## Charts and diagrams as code
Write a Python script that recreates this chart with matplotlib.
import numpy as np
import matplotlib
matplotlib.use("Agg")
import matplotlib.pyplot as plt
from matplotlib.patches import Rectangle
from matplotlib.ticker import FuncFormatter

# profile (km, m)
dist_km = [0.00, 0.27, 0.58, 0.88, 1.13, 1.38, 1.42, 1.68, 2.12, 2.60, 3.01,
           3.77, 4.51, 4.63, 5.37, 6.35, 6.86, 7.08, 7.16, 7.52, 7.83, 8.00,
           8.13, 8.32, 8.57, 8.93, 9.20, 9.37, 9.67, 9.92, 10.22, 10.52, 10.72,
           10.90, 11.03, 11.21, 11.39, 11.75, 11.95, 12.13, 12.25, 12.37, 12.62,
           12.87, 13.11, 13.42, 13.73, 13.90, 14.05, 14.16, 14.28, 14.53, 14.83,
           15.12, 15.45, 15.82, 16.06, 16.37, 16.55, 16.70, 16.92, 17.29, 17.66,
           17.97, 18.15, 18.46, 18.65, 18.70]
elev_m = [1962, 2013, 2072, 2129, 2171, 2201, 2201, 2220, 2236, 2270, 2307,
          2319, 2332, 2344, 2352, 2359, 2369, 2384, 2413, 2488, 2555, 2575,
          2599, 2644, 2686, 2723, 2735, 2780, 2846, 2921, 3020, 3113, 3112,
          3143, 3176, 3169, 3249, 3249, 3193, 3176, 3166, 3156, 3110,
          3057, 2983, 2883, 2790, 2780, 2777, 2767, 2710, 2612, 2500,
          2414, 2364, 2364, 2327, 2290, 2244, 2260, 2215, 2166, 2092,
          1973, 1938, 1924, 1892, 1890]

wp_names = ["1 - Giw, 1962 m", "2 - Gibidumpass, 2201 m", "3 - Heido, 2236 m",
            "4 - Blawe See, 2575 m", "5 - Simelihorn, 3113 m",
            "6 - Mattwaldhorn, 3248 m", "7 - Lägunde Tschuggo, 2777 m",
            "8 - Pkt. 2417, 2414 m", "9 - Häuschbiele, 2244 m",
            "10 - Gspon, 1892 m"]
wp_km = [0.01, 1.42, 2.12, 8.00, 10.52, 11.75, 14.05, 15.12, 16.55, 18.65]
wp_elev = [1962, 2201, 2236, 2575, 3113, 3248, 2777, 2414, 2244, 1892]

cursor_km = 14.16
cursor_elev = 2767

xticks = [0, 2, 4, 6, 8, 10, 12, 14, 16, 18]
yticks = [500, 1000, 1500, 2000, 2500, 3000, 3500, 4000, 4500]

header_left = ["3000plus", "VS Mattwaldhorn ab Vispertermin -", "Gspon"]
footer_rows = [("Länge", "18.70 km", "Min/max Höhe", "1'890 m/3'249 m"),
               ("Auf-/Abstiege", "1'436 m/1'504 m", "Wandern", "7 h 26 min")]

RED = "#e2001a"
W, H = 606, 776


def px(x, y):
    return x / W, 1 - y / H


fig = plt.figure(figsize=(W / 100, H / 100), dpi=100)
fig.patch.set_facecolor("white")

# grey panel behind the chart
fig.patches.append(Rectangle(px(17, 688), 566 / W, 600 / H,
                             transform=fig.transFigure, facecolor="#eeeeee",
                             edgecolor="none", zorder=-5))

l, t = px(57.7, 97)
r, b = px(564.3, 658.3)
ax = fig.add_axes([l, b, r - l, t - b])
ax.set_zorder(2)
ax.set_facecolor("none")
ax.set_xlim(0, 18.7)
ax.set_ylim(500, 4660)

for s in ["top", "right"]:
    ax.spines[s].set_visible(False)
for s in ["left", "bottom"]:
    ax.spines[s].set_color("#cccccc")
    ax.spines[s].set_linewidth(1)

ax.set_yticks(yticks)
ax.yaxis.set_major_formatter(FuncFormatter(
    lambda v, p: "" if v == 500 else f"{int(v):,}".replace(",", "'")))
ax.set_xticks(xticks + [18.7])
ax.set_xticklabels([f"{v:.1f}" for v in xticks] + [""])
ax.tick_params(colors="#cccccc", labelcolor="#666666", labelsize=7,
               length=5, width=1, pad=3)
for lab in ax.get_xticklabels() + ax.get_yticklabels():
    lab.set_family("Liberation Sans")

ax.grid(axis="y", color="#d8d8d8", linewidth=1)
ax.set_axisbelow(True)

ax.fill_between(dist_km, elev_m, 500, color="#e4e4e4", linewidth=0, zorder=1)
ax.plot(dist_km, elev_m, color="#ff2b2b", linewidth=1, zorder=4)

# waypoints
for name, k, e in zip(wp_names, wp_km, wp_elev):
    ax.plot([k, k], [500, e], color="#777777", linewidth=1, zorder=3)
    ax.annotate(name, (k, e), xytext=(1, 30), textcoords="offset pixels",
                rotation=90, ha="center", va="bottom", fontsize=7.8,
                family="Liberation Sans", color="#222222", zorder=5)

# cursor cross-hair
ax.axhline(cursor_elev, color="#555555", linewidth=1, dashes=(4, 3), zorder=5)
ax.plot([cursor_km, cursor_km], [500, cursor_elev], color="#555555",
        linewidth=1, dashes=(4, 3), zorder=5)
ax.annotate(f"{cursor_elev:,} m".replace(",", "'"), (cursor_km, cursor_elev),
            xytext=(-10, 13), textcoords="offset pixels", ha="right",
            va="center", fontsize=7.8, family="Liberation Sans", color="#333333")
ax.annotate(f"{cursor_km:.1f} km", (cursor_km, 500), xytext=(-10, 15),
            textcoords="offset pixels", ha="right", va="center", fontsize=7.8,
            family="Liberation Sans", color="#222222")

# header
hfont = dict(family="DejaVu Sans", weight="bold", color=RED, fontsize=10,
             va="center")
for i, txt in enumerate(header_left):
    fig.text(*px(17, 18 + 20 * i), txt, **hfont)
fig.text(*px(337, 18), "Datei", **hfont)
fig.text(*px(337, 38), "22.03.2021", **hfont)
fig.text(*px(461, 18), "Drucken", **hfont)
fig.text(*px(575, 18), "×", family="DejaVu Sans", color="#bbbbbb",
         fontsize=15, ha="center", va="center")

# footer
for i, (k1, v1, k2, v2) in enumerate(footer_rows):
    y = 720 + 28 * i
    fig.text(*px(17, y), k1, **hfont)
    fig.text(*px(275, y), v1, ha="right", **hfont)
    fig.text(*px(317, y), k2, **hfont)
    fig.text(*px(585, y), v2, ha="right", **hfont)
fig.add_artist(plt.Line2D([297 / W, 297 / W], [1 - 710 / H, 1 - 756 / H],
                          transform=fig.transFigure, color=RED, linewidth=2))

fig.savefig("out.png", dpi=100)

==

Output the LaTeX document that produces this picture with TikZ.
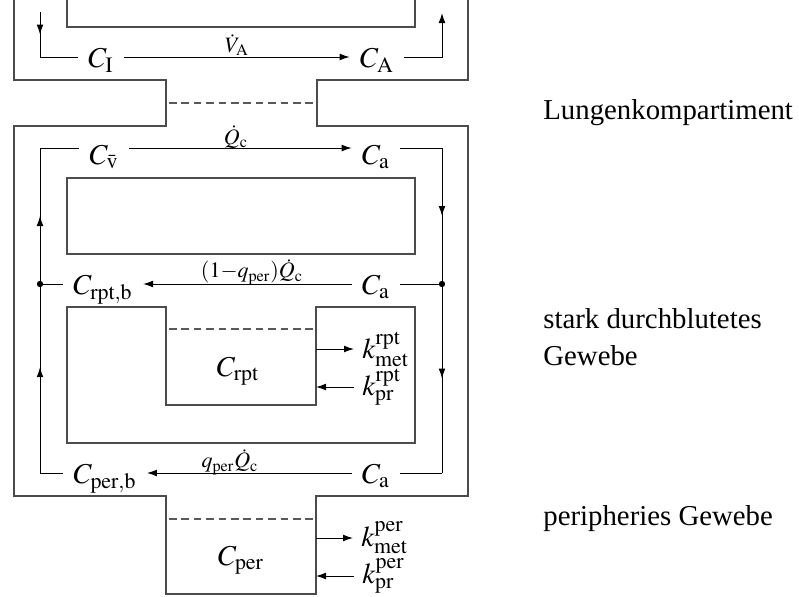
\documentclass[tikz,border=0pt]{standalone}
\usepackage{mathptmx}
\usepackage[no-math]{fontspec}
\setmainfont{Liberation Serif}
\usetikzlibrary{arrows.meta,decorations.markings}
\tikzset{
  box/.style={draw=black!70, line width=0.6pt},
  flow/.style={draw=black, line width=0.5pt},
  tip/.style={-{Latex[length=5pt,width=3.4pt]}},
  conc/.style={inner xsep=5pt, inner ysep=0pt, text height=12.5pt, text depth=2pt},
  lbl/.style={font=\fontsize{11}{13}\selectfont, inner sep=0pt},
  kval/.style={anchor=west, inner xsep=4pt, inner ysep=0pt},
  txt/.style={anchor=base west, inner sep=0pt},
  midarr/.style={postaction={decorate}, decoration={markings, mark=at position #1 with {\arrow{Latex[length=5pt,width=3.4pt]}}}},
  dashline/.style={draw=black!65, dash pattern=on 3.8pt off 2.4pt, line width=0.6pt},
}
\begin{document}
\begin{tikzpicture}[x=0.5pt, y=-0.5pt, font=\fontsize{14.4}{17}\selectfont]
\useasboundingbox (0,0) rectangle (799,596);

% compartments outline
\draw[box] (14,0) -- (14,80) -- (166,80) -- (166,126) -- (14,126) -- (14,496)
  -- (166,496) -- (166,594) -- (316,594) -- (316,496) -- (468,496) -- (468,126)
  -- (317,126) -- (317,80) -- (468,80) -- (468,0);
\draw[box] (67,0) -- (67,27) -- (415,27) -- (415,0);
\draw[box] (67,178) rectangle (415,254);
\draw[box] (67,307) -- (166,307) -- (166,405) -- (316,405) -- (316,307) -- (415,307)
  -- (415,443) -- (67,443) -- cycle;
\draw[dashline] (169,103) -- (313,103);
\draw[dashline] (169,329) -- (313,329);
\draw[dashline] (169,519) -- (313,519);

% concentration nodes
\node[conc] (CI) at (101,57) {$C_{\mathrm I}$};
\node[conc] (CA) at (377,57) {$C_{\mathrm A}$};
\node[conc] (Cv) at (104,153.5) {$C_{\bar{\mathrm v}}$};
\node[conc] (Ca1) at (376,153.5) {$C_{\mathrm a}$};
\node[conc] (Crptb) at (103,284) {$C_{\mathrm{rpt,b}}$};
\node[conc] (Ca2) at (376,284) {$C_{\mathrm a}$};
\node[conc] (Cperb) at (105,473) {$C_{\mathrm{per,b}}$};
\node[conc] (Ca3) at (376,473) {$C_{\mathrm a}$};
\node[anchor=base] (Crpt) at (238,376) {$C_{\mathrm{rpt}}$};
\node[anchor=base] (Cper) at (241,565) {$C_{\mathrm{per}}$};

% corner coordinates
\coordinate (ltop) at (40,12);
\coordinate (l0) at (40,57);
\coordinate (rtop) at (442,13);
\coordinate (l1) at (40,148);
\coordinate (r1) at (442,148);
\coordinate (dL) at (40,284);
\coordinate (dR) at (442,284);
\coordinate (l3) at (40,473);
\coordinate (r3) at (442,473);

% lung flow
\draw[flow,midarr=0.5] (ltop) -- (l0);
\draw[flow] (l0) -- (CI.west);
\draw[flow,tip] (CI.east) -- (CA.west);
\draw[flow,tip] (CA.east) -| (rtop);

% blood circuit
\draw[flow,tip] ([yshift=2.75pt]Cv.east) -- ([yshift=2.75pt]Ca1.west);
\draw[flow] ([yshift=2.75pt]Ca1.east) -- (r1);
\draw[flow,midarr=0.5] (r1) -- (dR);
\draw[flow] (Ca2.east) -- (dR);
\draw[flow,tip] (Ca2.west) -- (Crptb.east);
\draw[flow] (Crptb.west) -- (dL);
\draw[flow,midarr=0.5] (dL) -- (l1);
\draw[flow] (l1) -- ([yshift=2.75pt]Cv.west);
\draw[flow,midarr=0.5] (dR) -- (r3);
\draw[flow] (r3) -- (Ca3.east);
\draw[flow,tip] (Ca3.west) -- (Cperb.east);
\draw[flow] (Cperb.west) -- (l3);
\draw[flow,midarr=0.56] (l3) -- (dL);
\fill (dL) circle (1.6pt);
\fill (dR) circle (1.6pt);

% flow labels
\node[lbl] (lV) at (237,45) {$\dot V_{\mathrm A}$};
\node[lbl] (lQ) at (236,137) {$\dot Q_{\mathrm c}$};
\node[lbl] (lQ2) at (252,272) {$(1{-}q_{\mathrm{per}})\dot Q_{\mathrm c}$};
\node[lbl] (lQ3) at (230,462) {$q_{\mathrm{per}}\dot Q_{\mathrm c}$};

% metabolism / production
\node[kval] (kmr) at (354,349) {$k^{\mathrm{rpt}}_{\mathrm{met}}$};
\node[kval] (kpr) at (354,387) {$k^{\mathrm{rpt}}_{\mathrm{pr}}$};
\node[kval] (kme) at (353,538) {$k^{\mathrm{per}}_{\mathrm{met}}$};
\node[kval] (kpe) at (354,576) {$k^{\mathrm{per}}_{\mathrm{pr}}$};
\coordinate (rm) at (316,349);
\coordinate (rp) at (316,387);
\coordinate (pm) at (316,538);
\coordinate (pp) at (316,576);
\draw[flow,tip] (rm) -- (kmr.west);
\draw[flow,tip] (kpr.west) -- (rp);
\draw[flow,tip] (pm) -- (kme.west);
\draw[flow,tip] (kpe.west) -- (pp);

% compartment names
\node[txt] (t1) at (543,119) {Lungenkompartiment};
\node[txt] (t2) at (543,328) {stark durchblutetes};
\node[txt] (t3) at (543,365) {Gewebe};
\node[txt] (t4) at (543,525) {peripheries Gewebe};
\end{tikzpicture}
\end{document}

--

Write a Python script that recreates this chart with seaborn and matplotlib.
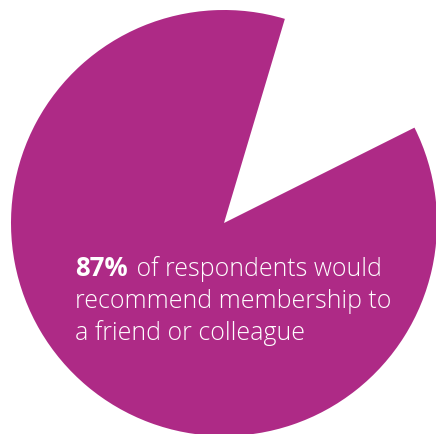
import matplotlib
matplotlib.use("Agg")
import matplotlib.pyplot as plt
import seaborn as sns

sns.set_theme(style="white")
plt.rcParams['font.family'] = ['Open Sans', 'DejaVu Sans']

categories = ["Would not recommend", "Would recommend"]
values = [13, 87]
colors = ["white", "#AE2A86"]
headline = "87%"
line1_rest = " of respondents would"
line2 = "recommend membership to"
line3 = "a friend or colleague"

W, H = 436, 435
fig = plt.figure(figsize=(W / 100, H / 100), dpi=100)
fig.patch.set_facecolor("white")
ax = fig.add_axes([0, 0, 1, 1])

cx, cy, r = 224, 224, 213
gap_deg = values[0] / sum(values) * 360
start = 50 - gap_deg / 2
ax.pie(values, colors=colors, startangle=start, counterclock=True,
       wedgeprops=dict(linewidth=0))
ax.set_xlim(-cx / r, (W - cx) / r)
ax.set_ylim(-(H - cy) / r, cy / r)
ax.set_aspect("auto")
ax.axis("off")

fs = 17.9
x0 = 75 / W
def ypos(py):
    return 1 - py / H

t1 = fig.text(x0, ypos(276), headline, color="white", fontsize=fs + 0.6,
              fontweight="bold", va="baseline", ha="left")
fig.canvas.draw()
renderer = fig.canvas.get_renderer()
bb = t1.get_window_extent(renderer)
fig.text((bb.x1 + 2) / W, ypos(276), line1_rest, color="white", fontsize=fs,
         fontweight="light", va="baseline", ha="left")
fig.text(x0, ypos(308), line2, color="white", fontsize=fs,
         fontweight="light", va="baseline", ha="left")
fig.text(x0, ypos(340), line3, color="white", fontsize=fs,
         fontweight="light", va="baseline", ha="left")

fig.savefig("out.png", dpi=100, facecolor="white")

## Objective
Any pictures should be left out. Reproduce every line from the one holding "Write a Python script that recreates this chart with seaborn" down to the one holding "ax = fig.add_axes([0, 0, 1, 1])", both of those lines included.

## Task result
Write a Python script that recreates this chart with seaborn and matplotlib.
import matplotlib
matplotlib.use("Agg")
import matplotlib.pyplot as plt
import seaborn as sns

sns.set_theme(style="white")
plt.rcParams['font.family'] = ['Open Sans', 'DejaVu Sans']

categories = ["Would not recommend", "Would recommend"]
values = [13, 87]
colors = ["white", "#AE2A86"]
headline = "87%"
line1_rest = " of respondents would"
line2 = "recommend membership to"
line3 = "a friend or colleague"

W, H = 436, 435
fig = plt.figure(figsize=(W / 100, H / 100), dpi=100)
fig.patch.set_facecolor("white")
ax = fig.add_axes([0, 0, 1, 1])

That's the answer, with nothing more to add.